Seduced by music from an early age, at the age of 14, he started working as a pianist at the Cinema-Theatre of Tomar, where he started arranging and composing music.
In 1923 he entered the Advanced Course of the Lisbon Conservatory, and successfully completed the competitive examinations for Solfeggio and Piano Teacher with the highest grade. In 1928, he started attending the course of Historical and Philosophical Sciences, at the School of Arts and Humanities of the University of Lisbon, which he abruptly abandoned in 1931, revolted by the political repression in force. In 1937, he continued his studies in Paris, where he finished the Musicology course, having also studied Composition and Orchestration with Koechlin.

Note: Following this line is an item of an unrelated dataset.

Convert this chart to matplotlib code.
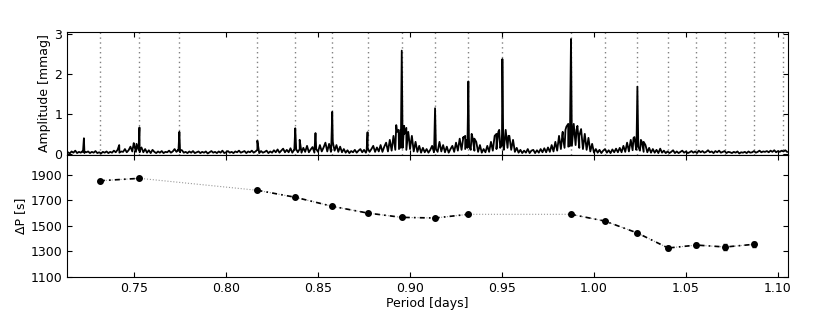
import numpy as np
import matplotlib
matplotlib.use("Agg")
import matplotlib.pyplot as plt

# ---------------- data ----------------
# Observed modes (period in days) and period spacing dP (s)
mode_period = [0.7314, 0.7529, 0.8170, 0.8376, 0.8577, 0.8769, 0.8955, 0.9136,
               0.9317, 0.9875, 1.0059, 1.0236, 1.0403, 1.0557, 1.0714, 1.0870]
delta_p = [1855, 1874, 1780, 1725, 1654, 1601, 1567, 1562,
           1591, 1591, 1538, 1444, 1326, 1349, 1334, 1355]
delta_p_err = [6, 6, 6, 6, 6, 6, 6, 6, 6, 8, 8, 8, 18, 18, 20, 22]
# index ranges of connected (dash-dot) runs; gaps drawn as thin dotted line
runs = [(0, 2), (2, 9), (9, 16)]

# vertical guide lines in the spectrum panel
guide_period = [0.7314, 0.7529, 0.7746, 0.8170, 0.8376, 0.8577, 0.8769, 0.8955,
                0.9136, 0.9317, 0.9502, 0.9875, 1.0059, 1.0236, 1.0403, 1.0557,
                1.0714, 1.0870, 1.1026]

# amplitude spectrum background: (start, end)
bg_segments = [
    (0.714, 0.733, [0.04, 0.01, 0.06, 0.03, 0.08, 0.02, 0.05, 0.03, 0.07, 0.02,
                    0.04, 0.06, 0.02, 0.05, 0.03, 0.07, 0.02, 0.04, 0.01, 0.05]),
    (0.734, 0.753, [0.03, 0.06, 0.02, 0.05, 0.03, 0.08, 0.04, 0.10, 0.03, 0.06,
                    0.05, 0.12, 0.04, 0.09, 0.18, 0.06, 0.22, 0.05, 0.15, 0.04]),
    (0.754, 0.773, [0.16, 0.04, 0.12, 0.03, 0.09, 0.02, 0.10, 0.05, 0.02, 0.06,
                    0.03, 0.07, 0.02, 0.05, 0.04, 0.08, 0.03, 0.06, 0.12, 0.05]),
    (0.774, 0.793, [0.10, 0.04, 0.09, 0.03, 0.05, 0.02, 0.06, 0.03, 0.07, 0.02,
                    0.04, 0.06, 0.02, 0.05, 0.03, 0.06, 0.01, 0.04, 0.07, 0.03]),
    (0.794, 0.813, [0.05, 0.02, 0.06, 0.03, 0.08, 0.02, 0.04, 0.07, 0.03, 0.05,
                    0.02, 0.06, 0.04, 0.08, 0.03, 0.05, 0.07, 0.02, 0.06, 0.04]),
    (0.814, 0.833, [0.08, 0.03, 0.06, 0.10, 0.02, 0.07, 0.03, 0.05, 0.08, 0.02,
                    0.06, 0.03, 0.09, 0.04, 0.11, 0.03, 0.08, 0.13, 0.04, 0.10]),
    (0.834, 0.853, [0.04, 0.14, 0.03, 0.10, 0.18, 0.04, 0.12, 0.03, 0.15, 0.05,
                    0.20, 0.04, 0.11, 0.17, 0.03, 0.12, 0.05, 0.22, 0.06, 0.16]),
    (0.854, 0.873, [0.28, 0.06, 0.25, 0.05, 0.32, 0.08, 0.22, 0.05, 0.18, 0.04,
                    0.12, 0.03, 0.09, 0.02, 0.07, 0.04, 0.10, 0.03, 0.08, 0.12]),
    (0.874, 0.893, [0.04, 0.10, 0.03, 0.15, 0.05, 0.12, 0.20, 0.05, 0.16, 0.06,
                    0.22, 0.05, 0.18, 0.28, 0.06, 0.35, 0.08, 0.45, 0.10, 0.55]),
    (0.894, 0.913, [0.12, 0.60, 0.15, 0.50, 0.10, 0.55, 0.12, 0.45, 0.06, 0.30,
                    0.05, 0.20, 0.03, 0.15, 0.04, 0.12, 0.03, 0.10, 0.20, 0.04]),
    (0.914, 0.933, [0.25, 0.05, 0.30, 0.06, 0.22, 0.04, 0.18, 0.03, 0.12, 0.20,
                    0.05, 0.28, 0.08, 0.38, 0.10, 0.42, 0.12, 0.35, 0.45, 0.10]),
    (0.934, 0.953, [0.40, 0.08, 0.30, 0.05, 0.22, 0.03, 0.12, 0.04, 0.20, 0.05,
                    0.30, 0.08, 0.45, 0.12, 0.55, 0.15, 0.50, 0.10, 0.58, 0.15]),
    (0.954, 0.973, [0.45, 0.10, 0.35, 0.05, 0.15, 0.03, 0.10, 0.02, 0.08, 0.03,
                    0.12, 0.02, 0.08, 0.10, 0.02, 0.09, 0.03, 0.12, 0.04, 0.14]),
    (0.974, 0.993, [0.04, 0.16, 0.05, 0.22, 0.06, 0.30, 0.08, 0.45, 0.12, 0.55,
                    0.15, 0.68, 0.18, 0.72, 0.20, 0.75, 0.22, 0.70, 0.15, 0.62]),
    (0.994, 1.013, [0.12, 0.50, 0.10, 0.40, 0.06, 0.25, 0.03, 0.12, 0.03, 0.10,
                    0.02, 0.08, 0.12, 0.03, 0.09, 0.02, 0.11, 0.04, 0.13, 0.04]),
    (1.014, 1.033, [0.15, 0.04, 0.20, 0.05, 0.28, 0.06, 0.35, 0.09, 0.42, 0.10,
                    0.38, 0.08, 0.30, 0.05, 0.22, 0.04, 0.15, 0.03, 0.12, 0.03]),
    (1.034, 1.053, [0.10, 0.02, 0.13, 0.03, 0.08, 0.02, 0.06, 0.02, 0.05, 0.09,
                    0.02, 0.06, 0.02, 0.05, 0.08, 0.03, 0.06, 0.02, 0.04, 0.07]),
    (1.054, 1.073, [0.03, 0.06, 0.02, 0.08, 0.04, 0.07, 0.03, 0.05, 0.09, 0.04,
                    0.06, 0.02, 0.07, 0.04, 0.08, 0.03, 0.05, 0.07, 0.02, 0.05]),
    (1.074, 1.093, [0.04, 0.02, 0.05, 0.03, 0.06, 0.01, 0.04, 0.03, 0.05, 0.02,
                    0.06, 0.03, 0.04, 0.07, 0.03, 0.05, 0.08, 0.04, 0.06, 0.05]),
    (1.094, 1.105, [0.07, 0.04, 0.08, 0.05, 0.09, 0.04, 0.07, 0.05, 0.08, 0.06,
                    0.09, 0.05]),
]
# narrow peaks (period, amplitude)
peak_period = [0.7222, 0.7227, 0.7232, 0.7419, 0.7498, 0.7513,
               0.7524, 0.7529, 0.7534, 0.7741, 0.7746, 0.7751, 0.8170,
               0.8371, 0.8376, 0.8381, 0.8400, 0.8486,
               0.8572, 0.8577, 0.8582, 0.8764, 0.8769, 0.8774,
               0.8925, 0.8938, 0.8950, 0.8955, 0.8960, 0.8968, 0.8980, 0.8993,
               0.9131, 0.9136, 0.9141,
               0.9290, 0.9300, 0.9312, 0.9317, 0.9322, 0.9335, 0.9350,
               0.9470, 0.9485, 0.9497, 0.9502, 0.9507, 0.9520, 0.9535,
               0.9830, 0.9845, 0.9860, 0.9870, 0.9875, 0.9880, 0.9890, 0.9905, 0.9920,
               1.0215, 1.0231, 1.0236, 1.0241, 1.0255, 1.0270]
peak_amp = [0.05, 0.39, 0.05, 0.22, 0.27, 0.25,
            0.10, 0.66, 0.12, 0.08, 0.55, 0.10, 0.33,
            0.10, 0.64, 0.12, 0.35, 0.52,
            0.20, 1.05, 0.25, 0.08, 0.54, 0.10,
            0.72, 0.60, 0.15, 2.58, 0.15, 0.70, 0.65, 0.45,
            0.10, 1.14, 0.12,
            0.40, 0.45, 0.15, 1.81, 0.18, 0.50, 0.38,
            0.50, 0.60, 0.20, 2.37, 0.20, 0.60, 0.45,
            0.45, 0.60, 0.75, 0.20, 2.87, 0.22, 0.75, 0.60, 0.45,
            0.40, 0.15, 1.68, 0.18, 0.35, 0.30]

# ---------------- build spectrum ----------------
sp_p, sp_a = [], []
for start, end, vals in bg_segments:
    sp_p.extend(np.linspace(start, end, len(vals)))
    sp_a.extend(vals)
sp_p.extend(peak_period)
sp_a.extend(peak_amp)
sp_p = np.array(sp_p)
sp_a = np.array(sp_a)
order = np.argsort(sp_p)
sp_p, sp_a = sp_p[order], sp_a[order]

# ---------------- figure ----------------
plt.rcParams['font.family'] = ['DejaVu Sans']
plt.rcParams['font.size'] = 9
plt.rcParams['xtick.direction'] = 'in'
plt.rcParams['ytick.direction'] = 'in'

fig = plt.figure(figsize=(8.3, 3.12), dpi=100)
left, right = 0.0807, 0.949
ax1 = fig.add_axes([left, 0.503, right - left, 0.898 - 0.503])
ax2 = fig.add_axes([left, 0.113, right - left, 0.503 - 0.113], sharex=ax1)

for p in guide_period:
    ax1.axvline(p, color='0.5', ls=(0, (1, 2.5)), lw=1.0, zorder=1)
ax1.plot(sp_p, sp_a, color='black', lw=1.3, zorder=2)
ax1.set_ylim(-0.03, 3.05)
ax1.set_yticks([0, 1, 2, 3])
ax1.set_ylabel('Amplitude [mmag]', labelpad=2)
ax1.tick_params(labelbottom=False, top=True, right=True)

mp = np.array(mode_period)
dp = np.array(delta_p)
ax2.plot(mp, dp, color='0.6', ls=':', lw=0.8, zorder=1)
for a, b in runs:
    ax2.plot(mp[a:b], dp[a:b], color='black', lw=1.2, zorder=2,
             dashes=(3, 2.5, 1, 2.5))
ax2.errorbar(mp, dp, yerr=delta_p_err, fmt='o', color='black', ms=4,
             elinewidth=1, capsize=1.5, zorder=3)
ax2.set_ylim(1100, 2057)
ax2.set_yticks([1100, 1300, 1500, 1700, 1900])
ax2.set_xlim(0.7135, 1.1053)
ax2.set_xticks([0.75, 0.80, 0.85, 0.90, 0.95, 1.00, 1.05, 1.10])
ax2.set_xticklabels(['0.75', '0.80', '0.85', '0.90', '0.95', '1.00', '1.05', '1.10'])
ax2.set_xlabel('Period [days]', labelpad=2)
ax2.set_ylabel('ΔP [s]', labelpad=2)
ax2.tick_params(top=True, right=True)

fig.savefig('out.png', dpi=100)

As a political activist since his youth, having been arrested by the political police on several occasions, he was a leader of the Democratic Unity Movement (Movimento de Unidade Democrática) and a militant of the Portuguese Communist Party since 1948.
Creator of a significant musical work, he founded and directed the Choir of the Academia de Amadores de Música for four decades, where he carried out a remarkable work of recreation of traditional Portuguese music themes, in close collaboration with the ethnologist Michel Giacometti.
Besides musical composition, he proved to be an excellent musicologist, having authored numerous essays and critiques in the fields of music, theatre, and ballet, many of them published in the “Gazeta Musical e de todas as Artes” magazine, of which he was also founder and main editor. Lover of letters, he also devoted himself to literature, through the writing of prose, as well as the translation of great literary works.
Decorated as Grand Officer of the Military Order of Sant’Iago da Espada (1981) and with the Grand Cross of the Order of Prince Henry the Navigator (1987), he died on 27th November 1994 in Cascais. His musical collection can be found at the Museum of Portuguese Music.